Death

The whole earth is mortal. Even the sky, the domain of hope and the rainbow, of the clouds of doubt, of thunder and lightning, the place where the sun lives in our experience, has to die. To be is to pass.

We seek immortality by trying to imagine death.

The fact of our own mortality is a fundamental impulse to fiction.

Some of the dead live on in our minds and some of the living are already dead to us.

We die alone if we refuse ourselves the solace of our own company in the theater of memory, to which we can summon all those we have loved.

The fields we cultivate are our final resting places.

That birth causes death is the solution to the riddle of the primordial crime. Mystery novels attract us as caprices to distract us from the fundamental fact that birth, the criminal that causes death, can never be brought to justice.

Death is the river that has no other bank.

A very intuitive small child can use a parent’s ongoing inaccessibility to sketch the world’s indifference in a way that makes that child’s death real within the child.

Death walks with us and talks with us every step we take along the paths of our lives.

Death is not only cruel but also merciful. Death can surprise us by being delicate, even soft as a feather.

It is psychologically impossible to exclude from our imaginations the notion of death as a rejoining of those whom we have lost.

Death is always in the family.

When someone we love dies, just as a part of that person lives on in us, so a part of us dies along with that person. This is especially true if the one who dies is our parent, spouse, or child. If we can acknowledge the real death that has occurred within us as well as our loss of the other, then we are much freer to mourn and to go on living.

Difference

There is no respect for difference without a respect for difficulty.

We can find ourselves suddenly strange to ourselves as we wake from spells we had no suspicion held us in their thrall.
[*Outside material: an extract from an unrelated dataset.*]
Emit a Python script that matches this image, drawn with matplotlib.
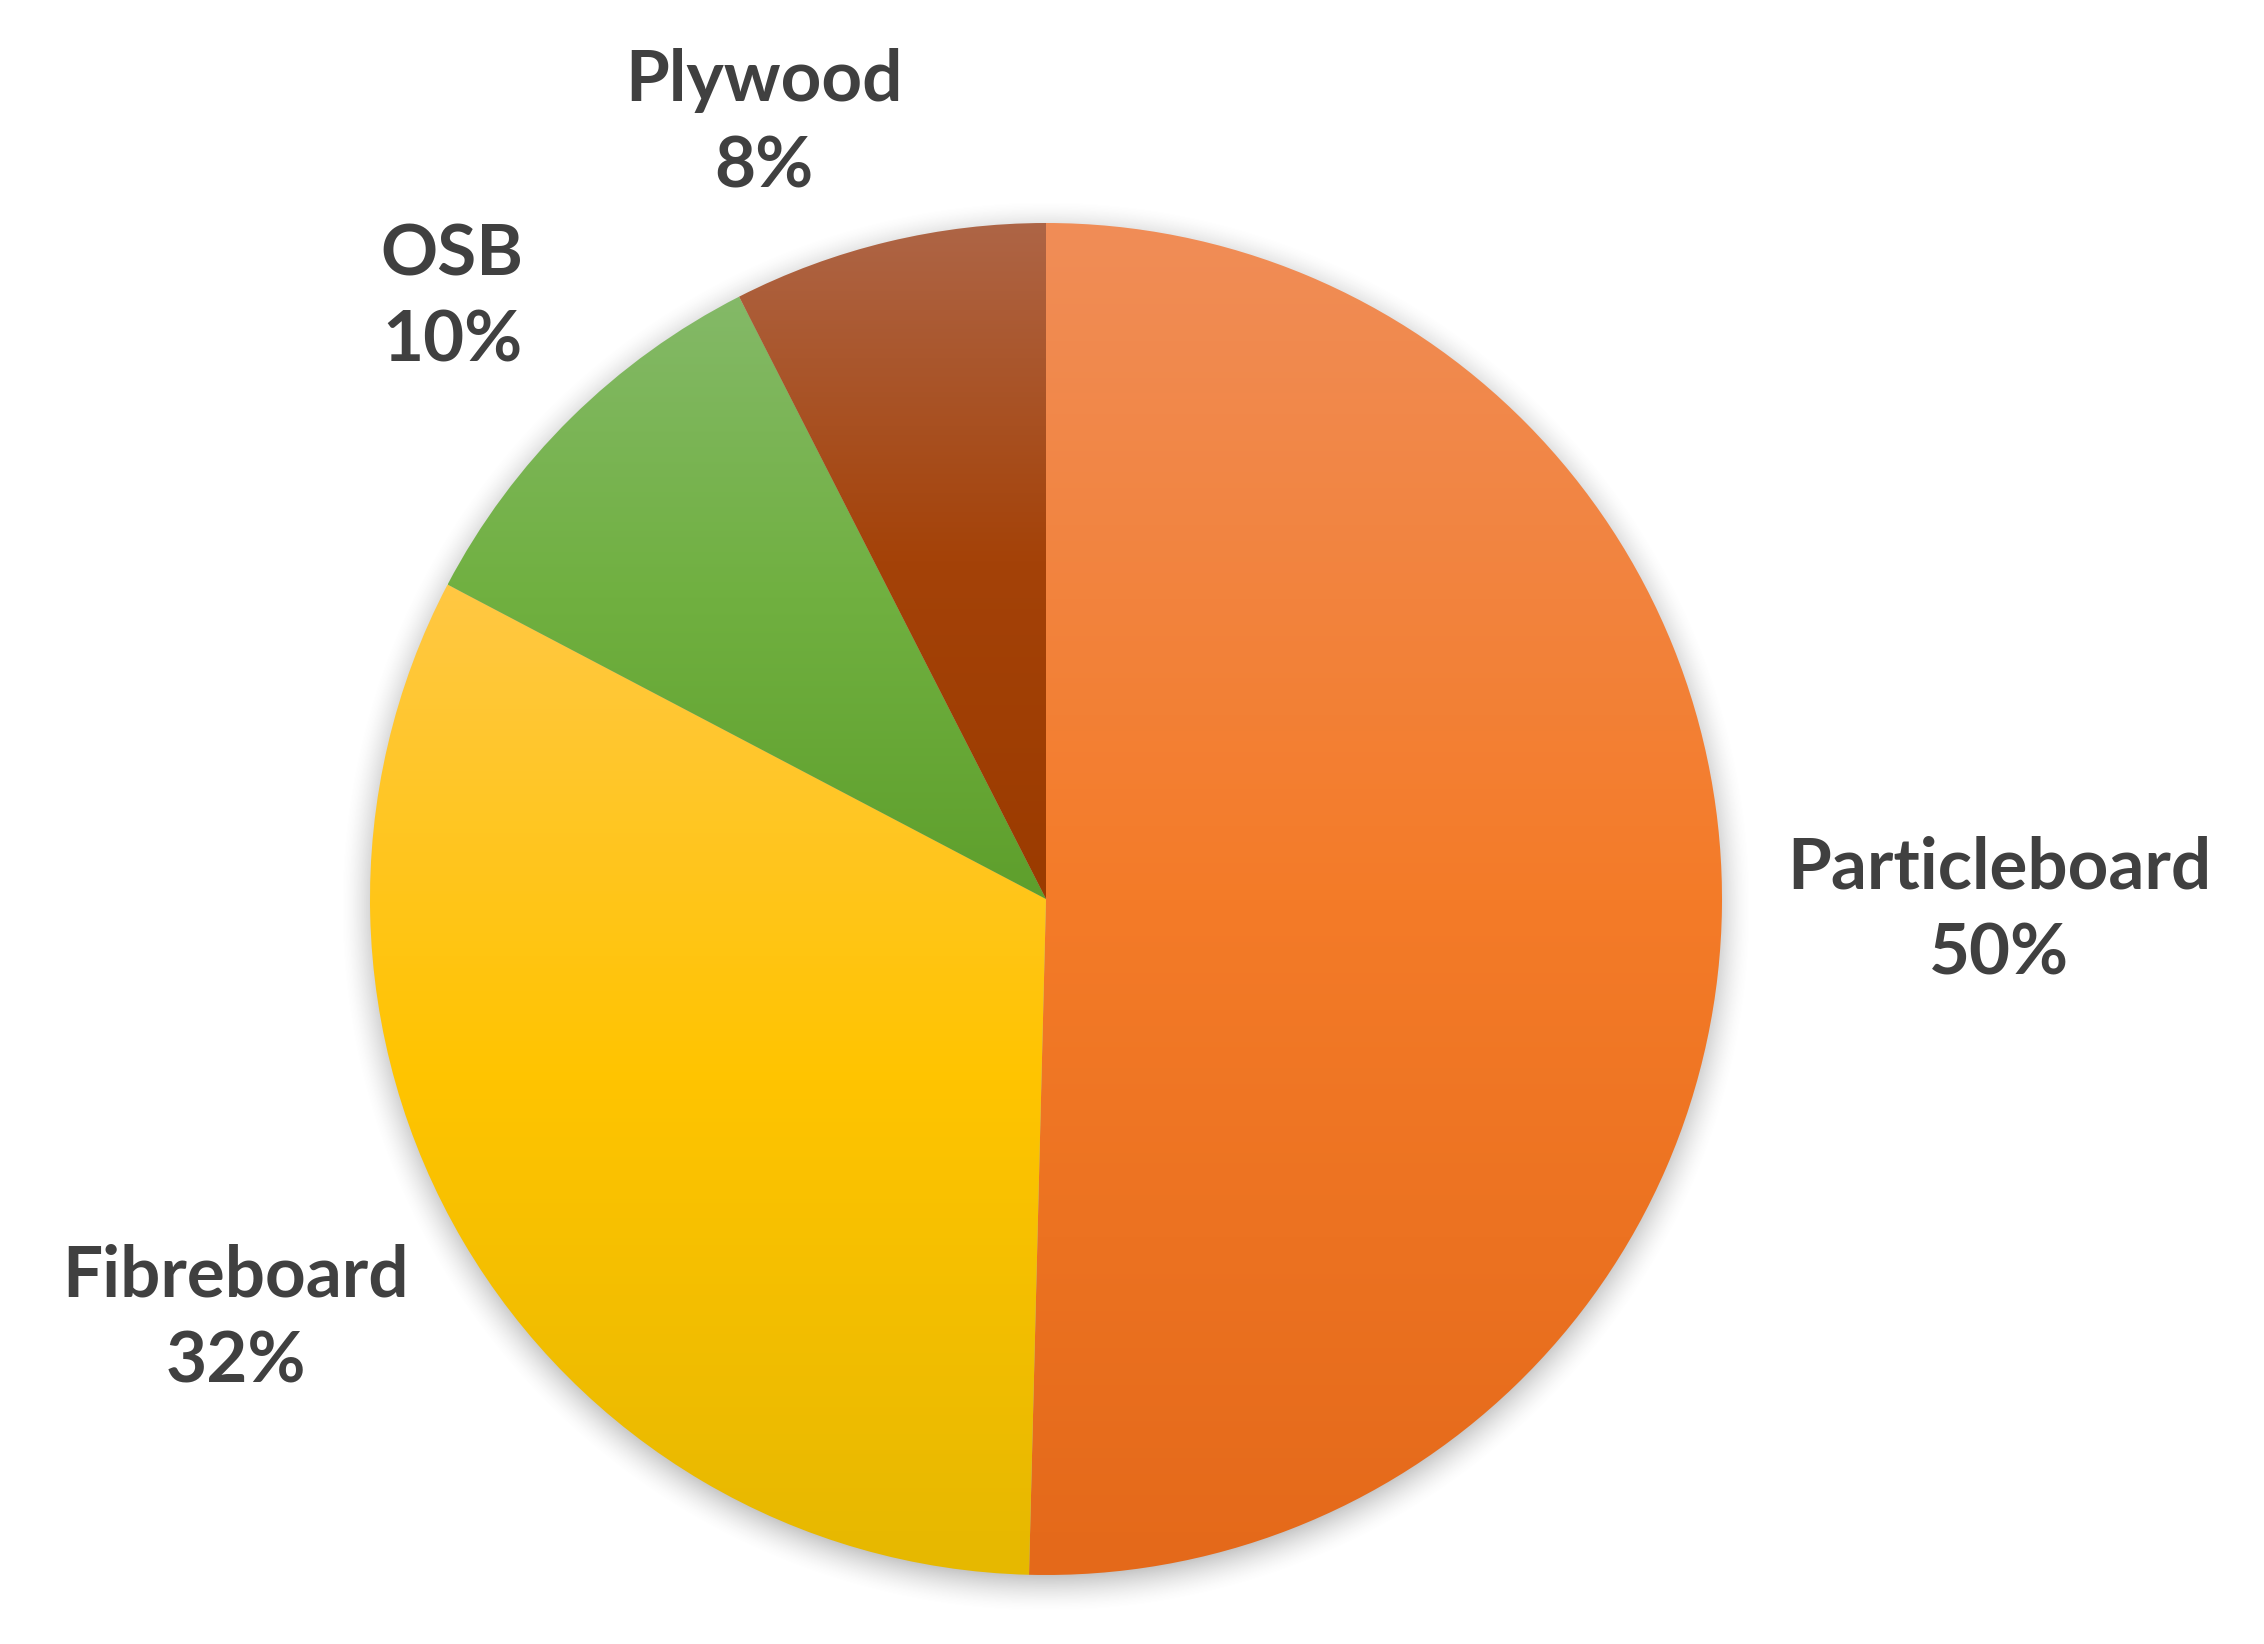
import numpy as np
import matplotlib
matplotlib.use('Agg')
import matplotlib.pyplot as plt
from matplotlib.colors import LinearSegmentedColormap

# data
categories = ['Particleboard', 'Fibreboard', 'OSB', 'Plywood']
shares = [50.4, 32.3, 9.8, 7.5]
top_colors = ['#F08D57', '#FFC843', '#84B968', '#AE6546']
mid_colors = ['#F47B28', '#FFC400', '#70B040', '#A44208']
bottom_colors = ['#E4691A', '#E6B800', '#5E9F2C', '#9B3B00']

# label placement (radius factor, angle nudge in degrees)
label_r = [1.41, 1.35, 1.25, 1.22]
label_nudge = [0.0, -3.0, 0.0, 6.5]

W, H = 2264, 1644
cx, cy, R = 1046, H - 899, 676

fig = plt.figure(figsize=(W / 100, H / 100), dpi=100)
ax = fig.add_axes([0, 0, 1, 1])

# soft shadow under the pie
sx = np.arange(cx - R - 80, cx + R + 80)
sy = np.arange(cy - R - 100, cy + R + 80)
X, Y = np.meshgrid(sx, sy)
d = np.hypot(X - cx, Y - (cy - 8))
a = np.clip((R + 30 - d) / 45.0, 0, 1) ** 1.6 * 0.55
shadow = np.zeros(X.shape + (4,))
shadow[..., :3] = 0.45
shadow[..., 3] = a
ax.imshow(shadow, extent=(sx[0], sx[-1], sy[0], sy[-1]), origin='lower', zorder=1)

wedges, _ = ax.pie(shares, startangle=90, counterclock=False, center=(cx, cy),
                   radius=R, colors=mid_colors,
                   wedgeprops=dict(linewidth=0, edgecolor='none'), frame=True)

for w, c0, cm, c1 in zip(wedges, top_colors, mid_colors, bottom_colors):
    w.set_zorder(2)
    w.set_alpha(0)
    v = w.get_path().vertices
    x0, x1 = v[:, 0].min(), v[:, 0].max()
    y0, y1 = v[:, 1].min(), v[:, 1].max()
    cmap = LinearSegmentedColormap.from_list('g', [c1, cm, c0])
    grad = np.linspace(0, 1, 256).reshape(-1, 1)
    im = ax.imshow(grad, cmap=cmap, extent=(x0, x1, y0, y1), origin='lower',
                   aspect='auto', zorder=3, interpolation='bilinear')
    im.set_clip_path(w.get_path(), ax.transData)

ax.set_xlim(0, W)
ax.set_ylim(0, H)
ax.set_aspect('equal')
ax.axis('off')

for w, name, v, rf, nd in zip(wedges, categories, shares, label_r, label_nudge):
    mid = np.deg2rad((w.theta1 + w.theta2) / 2 + nd)
    tx = cx + rf * R * np.cos(mid)
    ty = cy + rf * R * np.sin(mid)
    ax.text(tx, ty, '%s\n%.0f%%' % (name, v), ha='center', va='center',
            fontsize=51, fontweight='bold', family=['Lato', 'DejaVu Sans'],
            color='#404040', linespacing=1.4, zorder=5)

plt.savefig('out.png', dpi=100)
We can live for decades within the frame of illusions others imposed on us. When we wake, those who thought they knew us may find us strange, too. They may think us not quite ourselves, when in fact we are more ourselves than we have ever been, but new and clumsy, since we have been so long at such a remove from ourselves. Yet, with the waking comes a feeling of freshness and awe, mingled with deep regret for lost time. How awkward it is to try to understand what that was authentic of ourselves was served by our acquiescence, our availability for thralldom. These matters are rarely spoken of because they are so delicate and embarrassing.

Our most sublime values, justice, mercy, devotion, depend on a solid foundation of disappointment to support them. Without the personal experience of disappointment both in ourselves and in the world around us we have no way of knowing what a difference values like justice, mercy and devotion can make.

Travel

The apparent ease of transportation tempts us to substitute travel, a stereotyped searching for the exotic, for imagination.

It is a paradox of travel that people seek their ease through what is inherently unsettling.

We never arrive anywhere all at once, but rather are followed by a vapor trail of imaginings, memories and forebodings that we must gradually situate in these new surroundings.

Travel shares with illness the capacity to make plain the power of the physical

Adolescence

The embarrassment of adolescence announces the beginning presence of a self, a quirky deviation from all that went before.

Adolescents get new minds and hearts

Feeling

There is a Promethean dimension to helping others learn to feel. Both fire and feeling bring with them a new sense of ardor and chaos, new protection and new danger. Unless we have a sense of the tragedy of feeling, our zeal for it is bound to have a cruel edge.

Part of the terror of authentic feeling is that it gives the self at once a sovereign center and an immediate intuition of vulnerability.

The right to bare feelings is a more fundamental constitutional liberty than the right to bear arms.

Nothing is less logical than acting as if we did not feel.

The contagion of feeling is one of the most fundamental and underappreciated facts of social life. We find so much of ourselves by catching others’ states of being.